Philip Morris's argument is essentially that Mr. Sperka was required to "show his work" mathematically. We disagree. Neither of the cases cited by Philip Morris supports the proposition that Mr. Sperka was required to describe every step of his calculations; they merely stand for the proposition that an expert must provide factual bases and reasons for an opinion. See Kenosha Liquor Co. v. Heublein, Inc., 895 F.2d 418, 420 (7th Cir. 1990); Mid-State Fertilizer Co. v. Exchange Nat'l Bank of Chicago, 877 F.2d 1333, 1339 (7th Cir. 1989). Mr. Sperka explained the bases for his calculations and the documents and processes he used. Accordingly, it was entirely reasonable for the bankruptcy court to have relied on Mr. Sperka's calculations, especially given the absence of any contrary evidence and given that Philip Morris's own witness agreed with the computations.
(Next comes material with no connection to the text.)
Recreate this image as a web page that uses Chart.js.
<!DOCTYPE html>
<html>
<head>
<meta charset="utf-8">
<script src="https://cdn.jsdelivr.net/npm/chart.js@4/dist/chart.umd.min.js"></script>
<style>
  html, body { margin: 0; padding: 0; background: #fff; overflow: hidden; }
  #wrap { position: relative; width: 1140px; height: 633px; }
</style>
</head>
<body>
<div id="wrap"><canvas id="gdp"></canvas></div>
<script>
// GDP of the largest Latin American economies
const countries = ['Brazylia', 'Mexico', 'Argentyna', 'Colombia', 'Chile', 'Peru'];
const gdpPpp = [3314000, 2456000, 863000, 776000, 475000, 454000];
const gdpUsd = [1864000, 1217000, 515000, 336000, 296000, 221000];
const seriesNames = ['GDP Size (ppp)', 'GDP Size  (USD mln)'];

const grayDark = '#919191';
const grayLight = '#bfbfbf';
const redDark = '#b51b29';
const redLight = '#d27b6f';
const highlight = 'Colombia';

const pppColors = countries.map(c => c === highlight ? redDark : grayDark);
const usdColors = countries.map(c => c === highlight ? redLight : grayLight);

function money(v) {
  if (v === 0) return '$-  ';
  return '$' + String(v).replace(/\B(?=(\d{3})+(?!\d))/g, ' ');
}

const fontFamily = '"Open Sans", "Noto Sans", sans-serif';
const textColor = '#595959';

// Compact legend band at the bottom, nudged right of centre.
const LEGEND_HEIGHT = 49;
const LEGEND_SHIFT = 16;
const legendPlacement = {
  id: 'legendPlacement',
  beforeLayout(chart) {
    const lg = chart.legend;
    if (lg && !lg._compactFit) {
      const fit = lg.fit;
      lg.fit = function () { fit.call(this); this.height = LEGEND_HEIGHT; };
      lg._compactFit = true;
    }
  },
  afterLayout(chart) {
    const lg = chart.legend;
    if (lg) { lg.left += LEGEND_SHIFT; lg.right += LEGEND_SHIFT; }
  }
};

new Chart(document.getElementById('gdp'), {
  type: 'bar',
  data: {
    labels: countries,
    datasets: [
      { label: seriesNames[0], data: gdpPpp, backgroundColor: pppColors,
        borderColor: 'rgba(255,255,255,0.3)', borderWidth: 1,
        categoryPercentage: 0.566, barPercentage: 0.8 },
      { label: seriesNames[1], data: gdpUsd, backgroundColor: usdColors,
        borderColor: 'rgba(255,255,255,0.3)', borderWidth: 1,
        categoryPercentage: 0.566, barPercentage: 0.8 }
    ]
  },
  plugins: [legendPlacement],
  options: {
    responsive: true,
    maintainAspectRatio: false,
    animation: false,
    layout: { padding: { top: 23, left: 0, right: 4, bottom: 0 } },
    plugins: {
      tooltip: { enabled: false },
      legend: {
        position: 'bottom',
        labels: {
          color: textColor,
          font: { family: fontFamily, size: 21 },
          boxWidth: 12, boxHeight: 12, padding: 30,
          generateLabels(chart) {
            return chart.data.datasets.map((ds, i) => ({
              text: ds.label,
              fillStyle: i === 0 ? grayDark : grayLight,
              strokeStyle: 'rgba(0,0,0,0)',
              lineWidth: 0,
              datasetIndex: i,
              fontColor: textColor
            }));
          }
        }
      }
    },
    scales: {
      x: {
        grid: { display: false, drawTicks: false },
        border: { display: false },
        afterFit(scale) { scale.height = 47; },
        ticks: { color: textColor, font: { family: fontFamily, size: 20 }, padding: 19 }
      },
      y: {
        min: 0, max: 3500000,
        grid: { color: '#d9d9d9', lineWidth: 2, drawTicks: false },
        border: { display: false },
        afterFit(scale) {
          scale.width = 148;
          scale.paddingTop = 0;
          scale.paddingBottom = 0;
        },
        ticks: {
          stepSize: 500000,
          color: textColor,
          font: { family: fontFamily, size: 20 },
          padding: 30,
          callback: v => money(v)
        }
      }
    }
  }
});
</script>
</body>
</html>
We also reject the contention that the bankruptcy court was required to discuss each of the items of Tax Savings separately. Mr. Sperka testified at length about each item and why each constituted Tax Savings. He also testified on cross-examination regarding why he would not apply a "present value" analysis to the deduction for unamortized fees, which Philip Morris now contends should have been applied. The bankruptcy court found Mr. Sperka's opinions useful and persuasive. Mr. Sperka's testimony was a clear basis on which the bankruptcy court could conclude that the three items all constituted Tax Savings.


For the foregoing reasons, the bankruptcy court's Findings of Fact and Conclusions of Law and related orders of February 14, 2007 are affirmed.